Agua / No. 244

El arte de llorar en la regadera



Tuviste un mal dia, las lágrimas ya han hecho una larga fila para salir desordenada u ordenadamente de tus ojos, según se los permitas. Las retienes, usando una gran señal de alto en el transporte público mientras tu mente te engaña y proyecta cada detalle de la situación que te dejó así. A veces piensas que la mente es el elemento más malvado de nuestro cuerpo, siempre nos traiciona, nos hace recordar cosas que preferiríamos olvidar y no aquellas que amaríamos revivir.

Tus ojos no pueden contenerse más, las lágrimas se están empujando unas a otras, intentando ser las primeras en salir y desatar el llanto. Una es tan ágil que logra escapar, recorre el camino hacia tu cachete, pero tus dedos le cortan el paso. Qué agotador es tener que reprimir al cuerpo.

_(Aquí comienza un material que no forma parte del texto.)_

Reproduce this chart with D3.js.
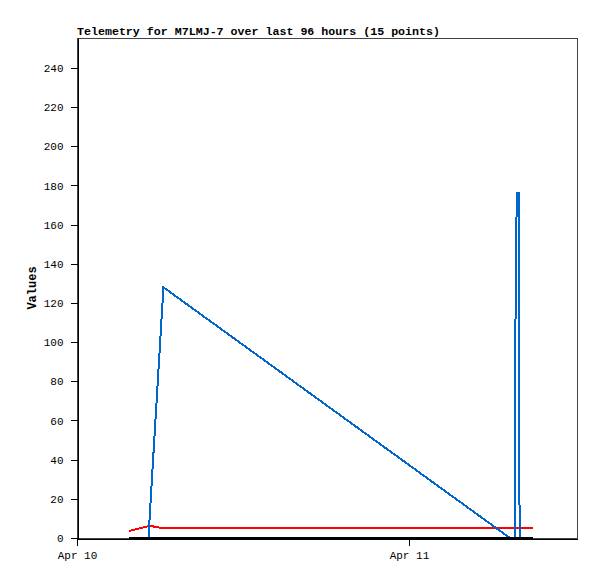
<!DOCTYPE html>
<html>
<head>
<meta charset="utf-8">
<script src="https://cdn.jsdelivr.net/npm/d3@7"></script>
<style>
  body { margin: 0; background: #fff; }
  svg { display: block; }
  text { font-family: "Liberation Mono", "DejaVu Sans Mono", monospace; }
</style>
</head>
<body>
<svg id="chart" width="597" height="579"></svg>
<script>
const title = "Telemetry for M7LMJ-7 over last 96 hours (15 points)";
const yLabel = "Values";
const times = ["2024-04-10 03:46", "2024-04-10 05:10", "2024-04-10 05:25", "2024-04-10 06:15",
  "2024-04-11 07:18", "2024-04-11 07:39", "2024-04-11 07:40", "2024-04-11 07:43",
  "2024-04-11 07:48", "2024-04-11 07:56", "2024-04-11 07:57", "2024-04-11 07:58",
  "2024-04-11 08:00", "2024-04-11 08:32", "2024-04-11 08:58"];
const blueValues = [0, 0, 30, 128, 0, 0, 44, 132, 176, 176, 132, 88, 0, 0, 0];
const redValues = [3.6, 6.1, 6.0, 5.0, 5, 5, 5, 5, 5, 5, 5, 5, 5, 5, 5];
const blackValues = [0, 0, 0, 0, 0, 0, 0, 0, 0, 0, 0, 0, 0, 0, 0];
const xDomain = ["2024-04-10 00:00", "2024-04-11 12:09"];
const xTicks = ["2024-04-10 00:00", "2024-04-11 00:00"];
const xTickLabels = ["Apr 10", "Apr 11"];
const yTicks = [0, 20, 40, 60, 80, 100, 120, 140, 160, 180, 200, 220, 240];
const yMax = 255.3;

const parse = d3.timeParse("%Y-%m-%d %H:%M");
const svg = d3.select("#chart");
const m = { left: 77, top: 38, right: 577, bottom: 538 };

const x = d3.scaleTime().domain(xDomain.map(parse)).range([m.left, m.right]);
const y = d3.scaleLinear().domain([0, yMax]).range([m.bottom, m.top]);

// frame
svg.append("rect")
  .attr("x", m.left + 0.5).attr("y", m.top + 0.5)
  .attr("width", m.right - m.left).attr("height", m.bottom - m.top)
  .attr("fill", "none").attr("stroke", "#444").attr("stroke-width", 1)
  .attr("shape-rendering", "crispEdges");

// y axis
const yAxis = d3.axisLeft(y).tickValues(yTicks).tickSize(7).tickPadding(7).tickSizeOuter(0);
const gy = svg.append("g").attr("transform", `translate(${m.left + 0.5},0)`).call(yAxis);
gy.select(".domain").attr("stroke", "#000").attr("shape-rendering", "crispEdges");
gy.selectAll(".tick line").attr("stroke", "#000").attr("shape-rendering", "crispEdges");
gy.selectAll("text").attr("font-size", "11px").attr("fill", "#000")
  .style("font-family", '"Liberation Mono", "DejaVu Sans Mono", monospace');

// x axis
const xAxis = d3.axisBottom(x).tickValues(xTicks.map(parse))
  .tickFormat((d, i) => xTickLabels[i]).tickSize(7).tickPadding(6).tickSizeOuter(0);
const gx = svg.append("g").attr("transform", `translate(0,${m.bottom + 0.5})`).call(xAxis);
gx.select(".domain").attr("stroke", "#000").attr("shape-rendering", "crispEdges");
gx.selectAll(".tick line").attr("stroke", "#000").attr("shape-rendering", "crispEdges");
gx.selectAll("text").attr("font-size", "11px").attr("fill", "#000")
  .style("font-family", '"Liberation Mono", "DejaVu Sans Mono", monospace');

// series
const pts = vals => times.map((t, i) => ({ t: parse(t), v: vals[i] }));
const line = d3.line().x(d => x(d.t)).y(d => y(d.v));
const series = [
  { vals: redValues, color: "#ff0000" },
  { vals: blueValues, color: "#0066cc" },
  { vals: blackValues, color: "#000000" }
];
series.forEach(s => {
  svg.append("path")
    .datum(pts(s.vals))
    .attr("d", line)
    .attr("fill", "none")
    .attr("stroke", s.color)
    .attr("stroke-width", 2)
    .attr("shape-rendering", "crispEdges");
});

// title
svg.append("text")
  .attr("x", m.left).attr("y", 35)
  .attr("font-size", "11.7px").attr("font-weight", "bold").attr("fill", "#000")
  .attr("textLength", 363).attr("lengthAdjust", "spacingAndGlyphs")
  .text(title);

// y label
svg.append("text")
  .attr("transform", `translate(36,${(m.top + m.bottom) / 2}) rotate(-90)`)
  .attr("text-anchor", "middle")
  .attr("font-size", "12px").attr("font-weight", "bold").attr("fill", "#000")
  .text(yLabel);
</script>
</body>
</html>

Llegas a tu casa, tan sólo una se te ha escapado. Dejas tus cosas tiradas por ahí, tomas tus toallas y sales corriendo al baño. La memoria te traiciona otra vez, se te ha olvidado el teléfono para poner canciones tristes y que los sollozos se oculten tras sus melodías.

Cierras la puerta, pones la canción más dolorosa que encuentras y das la señal para que las lágrimas al fin puedan liberarse. Abres la llave de agua caliente y mientras las primeras notas hacen eco en el baño, empiezas a ver todo desde un lente cristalino. Te ves al espejo, no te reconoces, ¿cómo has llegado aquí? Esperando a llorar bajo la luz tenue de la lámpara, deseando quitarte el peso de la tristeza y dejarla afuera de la cortina que separa lo seco de lo mojado, lo remediable de lo irremediable.

Empiezas a quitarte la ropa, tratando de no caer mientras tu cuerpo se va debilitando por el esfuerzo que hizo al contenerse y ahora poder liberarse. Entras a ese espacio cerrado, caliente, sólo tú y el agua. Tienes que arrodillarte, las lágrimas están siendo un poco bruscas. El deseo de ahogarte con el agua que cae sobre tu cuerpo desaparece al imaginar que todo se irá cuando cierres la llave.

Sientes la paz de que ahora el agua que corre por tu cara no sólo proviene de ti, es la que va cayendo del cielo que cubre ese pequeño lugar. El sabor a salado desaparece. Las gotas de tus ojos y las de la regadera se unifican y es imposible identificar cuáles son de un corazón roto, una discusión familiar, un rechazo laboral, una despedida repentina o de la tubería. El agua cura las heridas que no se pueden hablar, la música esconde la vulnerabilidad, es como si ese lugar estuviera hecho para verse desnudo, para dejar que al agua abrace cada pliegue de tu piel, para limpiar cualquier rastro de tristeza.

Después de tardarte más de lo normal recorres la cortina, y a modo de despedida se pega a tu cuerpo en forma de susurro. Te ves al espejo, tus ojos no están hinchados, has dejado que el agua se llevara aquellas intrusas que hacían que todo se viera un poco más gris. Sales, nadie sospecha que el agua que acaba de desaparecer por el caño contenía cientos de lágrimas tuyas. Te sientes limpio.